start

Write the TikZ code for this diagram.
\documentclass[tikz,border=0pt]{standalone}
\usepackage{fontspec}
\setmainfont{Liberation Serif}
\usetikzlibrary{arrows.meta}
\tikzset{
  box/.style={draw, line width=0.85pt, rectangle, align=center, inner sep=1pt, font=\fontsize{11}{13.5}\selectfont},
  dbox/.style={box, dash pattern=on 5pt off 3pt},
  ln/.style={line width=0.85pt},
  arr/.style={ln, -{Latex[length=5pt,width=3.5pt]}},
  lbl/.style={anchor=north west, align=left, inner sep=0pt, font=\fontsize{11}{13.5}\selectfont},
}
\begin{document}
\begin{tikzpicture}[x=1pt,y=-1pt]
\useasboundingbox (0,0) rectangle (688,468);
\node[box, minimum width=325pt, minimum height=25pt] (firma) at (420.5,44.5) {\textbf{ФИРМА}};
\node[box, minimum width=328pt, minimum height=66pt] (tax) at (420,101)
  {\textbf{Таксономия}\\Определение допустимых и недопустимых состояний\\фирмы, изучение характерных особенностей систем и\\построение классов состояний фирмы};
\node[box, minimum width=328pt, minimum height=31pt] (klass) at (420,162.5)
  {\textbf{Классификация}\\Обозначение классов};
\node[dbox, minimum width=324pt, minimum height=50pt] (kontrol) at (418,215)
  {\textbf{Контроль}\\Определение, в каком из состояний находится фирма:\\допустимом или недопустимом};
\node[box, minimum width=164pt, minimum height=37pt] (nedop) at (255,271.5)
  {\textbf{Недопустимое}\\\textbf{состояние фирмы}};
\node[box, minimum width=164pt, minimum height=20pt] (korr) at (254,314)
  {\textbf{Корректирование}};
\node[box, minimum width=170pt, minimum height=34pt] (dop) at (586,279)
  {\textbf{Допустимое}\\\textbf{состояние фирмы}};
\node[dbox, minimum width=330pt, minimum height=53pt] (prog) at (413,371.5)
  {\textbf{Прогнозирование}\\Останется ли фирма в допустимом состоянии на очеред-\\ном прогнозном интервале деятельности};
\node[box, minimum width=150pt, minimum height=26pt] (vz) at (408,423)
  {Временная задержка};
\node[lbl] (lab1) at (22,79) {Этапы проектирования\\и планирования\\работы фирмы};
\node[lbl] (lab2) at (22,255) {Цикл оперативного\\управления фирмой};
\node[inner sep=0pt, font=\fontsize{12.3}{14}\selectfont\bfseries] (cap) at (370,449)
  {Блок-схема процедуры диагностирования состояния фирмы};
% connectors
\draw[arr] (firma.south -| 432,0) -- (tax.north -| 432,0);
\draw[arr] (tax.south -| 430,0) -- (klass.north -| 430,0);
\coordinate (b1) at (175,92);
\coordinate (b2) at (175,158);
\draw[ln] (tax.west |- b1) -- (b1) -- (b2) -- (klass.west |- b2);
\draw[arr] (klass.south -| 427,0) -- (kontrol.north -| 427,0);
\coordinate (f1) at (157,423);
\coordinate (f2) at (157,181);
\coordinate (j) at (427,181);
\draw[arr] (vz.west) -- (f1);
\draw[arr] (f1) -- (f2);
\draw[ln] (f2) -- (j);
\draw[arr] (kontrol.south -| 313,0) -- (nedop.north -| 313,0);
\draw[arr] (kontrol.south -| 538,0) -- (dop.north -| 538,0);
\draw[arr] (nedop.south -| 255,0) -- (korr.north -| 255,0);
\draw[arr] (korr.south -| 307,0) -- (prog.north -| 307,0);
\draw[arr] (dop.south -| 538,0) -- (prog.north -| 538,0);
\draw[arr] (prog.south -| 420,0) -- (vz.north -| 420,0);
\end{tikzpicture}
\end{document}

end

▶ [Request] Repeat every line of the material exactly as given.

▶ [Answer]
Write the TikZ code for this diagram.
\documentclass[tikz,border=0pt]{standalone}
\usepackage{fontspec}
\setmainfont{Liberation Serif}
\usetikzlibrary{arrows.meta}
\tikzset{
  box/.style={draw, line width=0.85pt, rectangle, align=center, inner sep=1pt, font=\fontsize{11}{13.5}\selectfont},
  dbox/.style={box, dash pattern=on 5pt off 3pt},
  ln/.style={line width=0.85pt},
  arr/.style={ln, -{Latex[length=5pt,width=3.5pt]}},
  lbl/.style={anchor=north west, align=left, inner sep=0pt, font=\fontsize{11}{13.5}\selectfont},
}
\begin{document}
\begin{tikzpicture}[x=1pt,y=-1pt]
\useasboundingbox (0,0) rectangle (688,468);
\node[box, minimum width=325pt, minimum height=25pt] (firma) at (420.5,44.5) {\textbf{ФИРМА}};
\node[box, minimum width=328pt, minimum height=66pt] (tax) at (420,101)
  {\textbf{Таксономия}\\Определение допустимых и недопустимых состояний\\фирмы, изучение характерных особенностей систем и\\построение классов состояний фирмы};
\node[box, minimum width=328pt, minimum height=31pt] (klass) at (420,162.5)
  {\textbf{Классификация}\\Обозначение классов};
\node[dbox, minimum width=324pt, minimum height=50pt] (kontrol) at (418,215)
  {\textbf{Контроль}\\Определение, в каком из состояний находится фирма:\\допустимом или недопустимом};
\node[box, minimum width=164pt, minimum height=37pt] (nedop) at (255,271.5)
  {\textbf{Недопустимое}\\\textbf{состояние фирмы}};
\node[box, minimum width=164pt, minimum height=20pt] (korr) at (254,314)
  {\textbf{Корректирование}};
\node[box, minimum width=170pt, minimum height=34pt] (dop) at (586,279)
  {\textbf{Допустимое}\\\textbf{состояние фирмы}};
\node[dbox, minimum width=330pt, minimum height=53pt] (prog) at (413,371.5)
  {\textbf{Прогнозирование}\\Останется ли фирма в допустимом состоянии на очеред-\\ном прогнозном интервале деятельности};
\node[box, minimum width=150pt, minimum height=26pt] (vz) at (408,423)
  {Временная задержка};
\node[lbl] (lab1) at (22,79) {Этапы проектирования\\и планирования\\работы фирмы};
\node[lbl] (lab2) at (22,255) {Цикл оперативного\\управления фирмой};
\node[inner sep=0pt, font=\fontsize{12.3}{14}\selectfont\bfseries] (cap) at (370,449)
  {Блок-схема процедуры диагностирования состояния фирмы};
% connectors
\draw[arr] (firma.south -| 432,0) -- (tax.north -| 432,0);
\draw[arr] (tax.south -| 430,0) -- (klass.north -| 430,0);
\coordinate (b1) at (175,92);
\coordinate (b2) at (175,158);
\draw[ln] (tax.west |- b1) -- (b1) -- (b2) -- (klass.west |- b2);
\draw[arr] (klass.south -| 427,0) -- (kontrol.north -| 427,0);
\coordinate (f1) at (157,423);
\coordinate (f2) at (157,181);
\coordinate (j) at (427,181);
\draw[arr] (vz.west) -- (f1);
\draw[arr] (f1) -- (f2);
\draw[ln] (f2) -- (j);
\draw[arr] (kontrol.south -| 313,0) -- (nedop.north -| 313,0);
\draw[arr] (kontrol.south -| 538,0) -- (dop.north -| 538,0);
\draw[arr] (nedop.south -| 255,0) -- (korr.north -| 255,0);
\draw[arr] (korr.south -| 307,0) -- (prog.north -| 307,0);
\draw[arr] (dop.south -| 538,0) -- (prog.north -| 538,0);
\draw[arr] (prog.south -| 420,0) -- (vz.north -| 420,0);
\end{tikzpicture}
\end{document}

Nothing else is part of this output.